Leave out all pictures. Return exactly the lines from the top of the material through the line containing "from bokeh.resources import INLINE".

• **INFORMATION SHOWN**
* * * * *

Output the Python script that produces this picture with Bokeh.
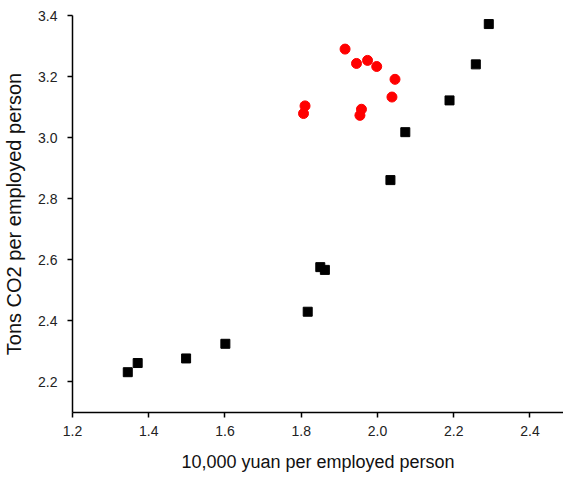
from bokeh.plotting import figure
from bokeh.models import Range1d, CustomJSTickFormatter
from bokeh.embed import file_html
from bokeh.resources import INLINE

# Black squares series
sq_x = [1.345, 1.371, 1.498, 1.601, 1.817, 1.850, 1.862, 2.034, 2.073, 2.189, 2.258, 2.292]
sq_y = [2.232, 2.262, 2.277, 2.325, 2.430, 2.576, 2.567, 2.861, 3.018, 3.122, 3.240, 3.372]

# Red circles series
ci_x = [1.915, 1.945, 1.974, 1.998, 2.046, 2.038, 1.958, 1.954, 1.810, 1.806]
ci_y = [3.290, 3.243, 3.253, 3.233, 3.191, 3.133, 3.093, 3.073, 3.104, 3.079]

x_ticks = [1.2, 1.4, 1.6, 1.8, 2.0, 2.2, 2.4]
y_ticks = [2.2, 2.4, 2.6, 2.8, 3.0, 3.2, 3.4]

p = figure(
    width=563, height=477,
    x_range=Range1d(1.2, 2.488), y_range=Range1d(2.1, 3.4),
    output_backend="svg", toolbar_location=None,
    x_axis_label="10,000 yuan per employed person",
    y_axis_label="Tons CO2 per employed person",
    min_border_left=71, min_border_right=0, min_border_top=15, min_border_bottom=65,
)
p.outline_line_color = None
p.grid.visible = False
p.background_fill_color = "white"
p.border_fill_color = "white"

p.xaxis.ticker = x_ticks
p.yaxis.ticker = y_ticks
p.xaxis.ticker.num_minor_ticks = 2
p.yaxis.ticker.num_minor_ticks = 2

for ax in (p.xaxis, p.yaxis):
    ax.axis_line_color = "black"
    ax.axis_line_width = 1.5
    ax.major_tick_line_color = "black"
    ax.major_tick_line_width = 1.5
    ax.minor_tick_line_color = "black"
    ax.minor_tick_line_width = 1.5
    ax.major_tick_in = 0
    ax.major_tick_out = 5
    ax.minor_tick_in = 0
    ax.minor_tick_out = 3
    ax.major_label_text_font = "Liberation Sans"
    ax.major_label_text_font_size = "14px"
    ax.major_label_text_color = "#222222"
    ax.axis_label_text_font = "Liberation Sans"
    ax.axis_label_text_font_style = "normal"
    ax.axis_label_text_color = "#111111"
    ax.formatter = CustomJSTickFormatter(code="return tick.toFixed(1);")

p.xaxis.axis_label_text_font_size = "18px"
p.yaxis.axis_label_text_font_size = "20px"
p.xaxis.major_label_standoff = 8
p.yaxis.major_label_standoff = 10
p.xaxis.axis_label_standoff = 13
p.yaxis.axis_label_standoff = 10

p.scatter(sq_x, sq_y, marker="square", size=9, fill_color="black", line_color="black")
p.scatter(ci_x, ci_y, marker="circle", size=10, fill_color="#ff0000", line_color="#ff0000")

open("out.html", "w").write(file_html(p, INLINE))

* * * * *

• **EXERCISE RESPONSE**
Output the Python script that produces this picture with Bokeh.
from bokeh.plotting import figure
from bokeh.models import Range1d, CustomJSTickFormatter
from bokeh.embed import file_html
from bokeh.resources import INLINE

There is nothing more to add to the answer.